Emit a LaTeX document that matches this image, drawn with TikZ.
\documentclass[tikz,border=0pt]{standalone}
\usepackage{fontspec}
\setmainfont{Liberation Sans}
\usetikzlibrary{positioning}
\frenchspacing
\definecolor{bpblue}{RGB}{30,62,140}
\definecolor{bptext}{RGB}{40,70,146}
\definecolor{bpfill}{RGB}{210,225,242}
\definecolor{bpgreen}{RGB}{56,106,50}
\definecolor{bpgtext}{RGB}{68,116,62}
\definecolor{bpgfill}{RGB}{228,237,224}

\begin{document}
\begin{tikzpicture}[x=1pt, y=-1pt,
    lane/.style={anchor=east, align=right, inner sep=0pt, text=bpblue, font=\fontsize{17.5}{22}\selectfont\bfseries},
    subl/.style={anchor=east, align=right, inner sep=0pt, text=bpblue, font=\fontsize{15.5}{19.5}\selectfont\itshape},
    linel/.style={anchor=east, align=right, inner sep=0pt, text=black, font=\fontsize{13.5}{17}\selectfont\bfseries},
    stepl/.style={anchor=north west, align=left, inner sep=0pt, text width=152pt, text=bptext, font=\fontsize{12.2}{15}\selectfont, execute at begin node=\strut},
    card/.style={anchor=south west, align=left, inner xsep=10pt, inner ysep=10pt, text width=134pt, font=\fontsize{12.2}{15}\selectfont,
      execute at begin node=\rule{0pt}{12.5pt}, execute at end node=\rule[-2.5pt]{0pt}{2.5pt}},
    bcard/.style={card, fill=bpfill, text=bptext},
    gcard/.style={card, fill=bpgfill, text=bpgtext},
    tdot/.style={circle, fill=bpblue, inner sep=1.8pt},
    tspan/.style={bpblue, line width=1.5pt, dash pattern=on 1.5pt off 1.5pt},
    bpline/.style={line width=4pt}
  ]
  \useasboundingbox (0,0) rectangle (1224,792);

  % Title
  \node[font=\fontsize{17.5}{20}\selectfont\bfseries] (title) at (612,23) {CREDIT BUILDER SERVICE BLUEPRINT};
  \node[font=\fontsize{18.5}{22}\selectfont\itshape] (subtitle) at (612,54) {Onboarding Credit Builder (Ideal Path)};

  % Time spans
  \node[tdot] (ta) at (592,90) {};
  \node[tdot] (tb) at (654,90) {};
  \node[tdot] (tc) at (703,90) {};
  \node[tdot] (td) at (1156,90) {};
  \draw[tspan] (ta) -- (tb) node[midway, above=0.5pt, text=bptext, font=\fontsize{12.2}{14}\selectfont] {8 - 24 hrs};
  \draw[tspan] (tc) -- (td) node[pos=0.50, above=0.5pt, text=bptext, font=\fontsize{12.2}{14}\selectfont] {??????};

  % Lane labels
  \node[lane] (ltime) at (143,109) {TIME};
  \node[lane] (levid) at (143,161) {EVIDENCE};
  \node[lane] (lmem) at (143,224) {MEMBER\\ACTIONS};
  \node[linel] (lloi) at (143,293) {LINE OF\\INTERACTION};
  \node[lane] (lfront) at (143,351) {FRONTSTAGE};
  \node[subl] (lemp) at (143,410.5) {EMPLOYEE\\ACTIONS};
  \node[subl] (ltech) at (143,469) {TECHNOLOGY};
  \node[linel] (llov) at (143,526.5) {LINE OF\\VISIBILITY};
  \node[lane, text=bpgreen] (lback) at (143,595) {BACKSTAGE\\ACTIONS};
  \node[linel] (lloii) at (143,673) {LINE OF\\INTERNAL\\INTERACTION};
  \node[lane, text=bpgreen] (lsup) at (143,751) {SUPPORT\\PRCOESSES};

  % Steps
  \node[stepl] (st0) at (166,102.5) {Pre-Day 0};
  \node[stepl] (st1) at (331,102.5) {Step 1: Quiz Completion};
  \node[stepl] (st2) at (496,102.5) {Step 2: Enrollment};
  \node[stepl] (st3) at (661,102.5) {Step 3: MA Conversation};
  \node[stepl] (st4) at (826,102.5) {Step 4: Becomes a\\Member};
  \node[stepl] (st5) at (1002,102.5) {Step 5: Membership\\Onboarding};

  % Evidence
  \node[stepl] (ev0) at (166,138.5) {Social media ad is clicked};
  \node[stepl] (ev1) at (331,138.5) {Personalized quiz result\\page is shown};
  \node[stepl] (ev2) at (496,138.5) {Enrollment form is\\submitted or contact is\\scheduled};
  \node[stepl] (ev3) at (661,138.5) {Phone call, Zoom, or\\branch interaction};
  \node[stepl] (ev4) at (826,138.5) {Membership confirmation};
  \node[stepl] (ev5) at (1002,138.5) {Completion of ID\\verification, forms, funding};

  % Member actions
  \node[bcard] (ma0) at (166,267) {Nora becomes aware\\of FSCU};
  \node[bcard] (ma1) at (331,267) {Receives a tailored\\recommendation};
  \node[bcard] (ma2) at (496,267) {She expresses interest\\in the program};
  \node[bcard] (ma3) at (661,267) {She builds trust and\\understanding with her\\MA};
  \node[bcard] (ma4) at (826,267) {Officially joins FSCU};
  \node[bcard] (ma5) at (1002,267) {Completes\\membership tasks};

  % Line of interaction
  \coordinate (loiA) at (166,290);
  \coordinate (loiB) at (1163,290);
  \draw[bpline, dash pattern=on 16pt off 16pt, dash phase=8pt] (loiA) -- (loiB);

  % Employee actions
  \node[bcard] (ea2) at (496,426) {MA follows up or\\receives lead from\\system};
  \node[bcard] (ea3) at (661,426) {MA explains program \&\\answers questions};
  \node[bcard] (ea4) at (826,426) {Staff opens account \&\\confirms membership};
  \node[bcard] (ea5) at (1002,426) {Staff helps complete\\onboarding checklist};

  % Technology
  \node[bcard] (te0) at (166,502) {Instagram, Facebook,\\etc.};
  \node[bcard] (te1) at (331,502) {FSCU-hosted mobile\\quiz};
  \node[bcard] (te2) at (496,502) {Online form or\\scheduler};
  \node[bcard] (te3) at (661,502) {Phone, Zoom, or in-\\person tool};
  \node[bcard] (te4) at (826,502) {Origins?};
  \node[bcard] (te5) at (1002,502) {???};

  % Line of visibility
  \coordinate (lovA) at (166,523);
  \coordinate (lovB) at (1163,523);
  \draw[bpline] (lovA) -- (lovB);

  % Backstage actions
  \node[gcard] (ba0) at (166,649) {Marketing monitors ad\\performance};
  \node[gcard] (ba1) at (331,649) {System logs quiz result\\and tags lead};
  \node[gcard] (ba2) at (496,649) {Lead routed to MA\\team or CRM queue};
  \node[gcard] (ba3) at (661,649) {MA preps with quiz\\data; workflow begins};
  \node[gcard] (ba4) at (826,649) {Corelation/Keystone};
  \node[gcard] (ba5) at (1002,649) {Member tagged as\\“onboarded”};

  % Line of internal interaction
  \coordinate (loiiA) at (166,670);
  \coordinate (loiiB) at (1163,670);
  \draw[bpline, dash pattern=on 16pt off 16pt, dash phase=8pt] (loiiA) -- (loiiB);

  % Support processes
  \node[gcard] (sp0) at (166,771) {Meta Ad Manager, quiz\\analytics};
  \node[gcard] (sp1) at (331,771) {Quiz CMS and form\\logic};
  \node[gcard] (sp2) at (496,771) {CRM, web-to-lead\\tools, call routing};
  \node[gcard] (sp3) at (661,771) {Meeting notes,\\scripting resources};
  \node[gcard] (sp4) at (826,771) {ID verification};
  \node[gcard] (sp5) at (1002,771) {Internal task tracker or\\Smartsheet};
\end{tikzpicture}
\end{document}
* * * *
Task brief — From the listing above, reproduce all the lines exactly.

Worked solution —
Emit a LaTeX document that matches this image, drawn with TikZ.
\documentclass[tikz,border=0pt]{standalone}
\usepackage{fontspec}
\setmainfont{Liberation Sans}
\usetikzlibrary{positioning}
\frenchspacing
\definecolor{bpblue}{RGB}{30,62,140}
\definecolor{bptext}{RGB}{40,70,146}
\definecolor{bpfill}{RGB}{210,225,242}
\definecolor{bpgreen}{RGB}{56,106,50}
\definecolor{bpgtext}{RGB}{68,116,62}
\definecolor{bpgfill}{RGB}{228,237,224}

\begin{document}
\begin{tikzpicture}[x=1pt, y=-1pt,
    lane/.style={anchor=east, align=right, inner sep=0pt, text=bpblue, font=\fontsize{17.5}{22}\selectfont\bfseries},
    subl/.style={anchor=east, align=right, inner sep=0pt, text=bpblue, font=\fontsize{15.5}{19.5}\selectfont\itshape},
    linel/.style={anchor=east, align=right, inner sep=0pt, text=black, font=\fontsize{13.5}{17}\selectfont\bfseries},
    stepl/.style={anchor=north west, align=left, inner sep=0pt, text width=152pt, text=bptext, font=\fontsize{12.2}{15}\selectfont, execute at begin node=\strut},
    card/.style={anchor=south west, align=left, inner xsep=10pt, inner ysep=10pt, text width=134pt, font=\fontsize{12.2}{15}\selectfont,
      execute at begin node=\rule{0pt}{12.5pt}, execute at end node=\rule[-2.5pt]{0pt}{2.5pt}},
    bcard/.style={card, fill=bpfill, text=bptext},
    gcard/.style={card, fill=bpgfill, text=bpgtext},
    tdot/.style={circle, fill=bpblue, inner sep=1.8pt},
    tspan/.style={bpblue, line width=1.5pt, dash pattern=on 1.5pt off 1.5pt},
    bpline/.style={line width=4pt}
  ]
  \useasboundingbox (0,0) rectangle (1224,792);

  % Title
  \node[font=\fontsize{17.5}{20}\selectfont\bfseries] (title) at (612,23) {CREDIT BUILDER SERVICE BLUEPRINT};
  \node[font=\fontsize{18.5}{22}\selectfont\itshape] (subtitle) at (612,54) {Onboarding Credit Builder (Ideal Path)};

  % Time spans
  \node[tdot] (ta) at (592,90) {};
  \node[tdot] (tb) at (654,90) {};
  \node[tdot] (tc) at (703,90) {};
  \node[tdot] (td) at (1156,90) {};
  \draw[tspan] (ta) -- (tb) node[midway, above=0.5pt, text=bptext, font=\fontsize{12.2}{14}\selectfont] {8 - 24 hrs};
  \draw[tspan] (tc) -- (td) node[pos=0.50, above=0.5pt, text=bptext, font=\fontsize{12.2}{14}\selectfont] {??????};

  % Lane labels
  \node[lane] (ltime) at (143,109) {TIME};
  \node[lane] (levid) at (143,161) {EVIDENCE};
  \node[lane] (lmem) at (143,224) {MEMBER\\ACTIONS};
  \node[linel] (lloi) at (143,293) {LINE OF\\INTERACTION};
  \node[lane] (lfront) at (143,351) {FRONTSTAGE};
  \node[subl] (lemp) at (143,410.5) {EMPLOYEE\\ACTIONS};
  \node[subl] (ltech) at (143,469) {TECHNOLOGY};
  \node[linel] (llov) at (143,526.5) {LINE OF\\VISIBILITY};
  \node[lane, text=bpgreen] (lback) at (143,595) {BACKSTAGE\\ACTIONS};
  \node[linel] (lloii) at (143,673) {LINE OF\\INTERNAL\\INTERACTION};
  \node[lane, text=bpgreen] (lsup) at (143,751) {SUPPORT\\PRCOESSES};

  % Steps
  \node[stepl] (st0) at (166,102.5) {Pre-Day 0};
  \node[stepl] (st1) at (331,102.5) {Step 1: Quiz Completion};
  \node[stepl] (st2) at (496,102.5) {Step 2: Enrollment};
  \node[stepl] (st3) at (661,102.5) {Step 3: MA Conversation};
  \node[stepl] (st4) at (826,102.5) {Step 4: Becomes a\\Member};
  \node[stepl] (st5) at (1002,102.5) {Step 5: Membership\\Onboarding};

  % Evidence
  \node[stepl] (ev0) at (166,138.5) {Social media ad is clicked};
  \node[stepl] (ev1) at (331,138.5) {Personalized quiz result\\page is shown};
  \node[stepl] (ev2) at (496,138.5) {Enrollment form is\\submitted or contact is\\scheduled};
  \node[stepl] (ev3) at (661,138.5) {Phone call, Zoom, or\\branch interaction};
  \node[stepl] (ev4) at (826,138.5) {Membership confirmation};
  \node[stepl] (ev5) at (1002,138.5) {Completion of ID\\verification, forms, funding};

  % Member actions
  \node[bcard] (ma0) at (166,267) {Nora becomes aware\\of FSCU};
  \node[bcard] (ma1) at (331,267) {Receives a tailored\\recommendation};
  \node[bcard] (ma2) at (496,267) {She expresses interest\\in the program};
  \node[bcard] (ma3) at (661,267) {She builds trust and\\understanding with her\\MA};
  \node[bcard] (ma4) at (826,267) {Officially joins FSCU};
  \node[bcard] (ma5) at (1002,267) {Completes\\membership tasks};

  % Line of interaction
  \coordinate (loiA) at (166,290);
  \coordinate (loiB) at (1163,290);
  \draw[bpline, dash pattern=on 16pt off 16pt, dash phase=8pt] (loiA) -- (loiB);

  % Employee actions
  \node[bcard] (ea2) at (496,426) {MA follows up or\\receives lead from\\system};
  \node[bcard] (ea3) at (661,426) {MA explains program \&\\answers questions};
  \node[bcard] (ea4) at (826,426) {Staff opens account \&\\confirms membership};
  \node[bcard] (ea5) at (1002,426) {Staff helps complete\\onboarding checklist};

  % Technology
  \node[bcard] (te0) at (166,502) {Instagram, Facebook,\\etc.};
  \node[bcard] (te1) at (331,502) {FSCU-hosted mobile\\quiz};
  \node[bcard] (te2) at (496,502) {Online form or\\scheduler};
  \node[bcard] (te3) at (661,502) {Phone, Zoom, or in-\\person tool};
  \node[bcard] (te4) at (826,502) {Origins?};
  \node[bcard] (te5) at (1002,502) {???};

  % Line of visibility
  \coordinate (lovA) at (166,523);
  \coordinate (lovB) at (1163,523);
  \draw[bpline] (lovA) -- (lovB);

  % Backstage actions
  \node[gcard] (ba0) at (166,649) {Marketing monitors ad\\performance};
  \node[gcard] (ba1) at (331,649) {System logs quiz result\\and tags lead};
  \node[gcard] (ba2) at (496,649) {Lead routed to MA\\team or CRM queue};
  \node[gcard] (ba3) at (661,649) {MA preps with quiz\\data; workflow begins};
  \node[gcard] (ba4) at (826,649) {Corelation/Keystone};
  \node[gcard] (ba5) at (1002,649) {Member tagged as\\“onboarded”};

  % Line of internal interaction
  \coordinate (loiiA) at (166,670);
  \coordinate (loiiB) at (1163,670);
  \draw[bpline, dash pattern=on 16pt off 16pt, dash phase=8pt] (loiiA) -- (loiiB);

  % Support processes
  \node[gcard] (sp0) at (166,771) {Meta Ad Manager, quiz\\analytics};
  \node[gcard] (sp1) at (331,771) {Quiz CMS and form\\logic};
  \node[gcard] (sp2) at (496,771) {CRM, web-to-lead\\tools, call routing};
  \node[gcard] (sp3) at (661,771) {Meeting notes,\\scripting resources};
  \node[gcard] (sp4) at (826,771) {ID verification};
  \node[gcard] (sp5) at (1002,771) {Internal task tracker or\\Smartsheet};
\end{tikzpicture}
\end{document}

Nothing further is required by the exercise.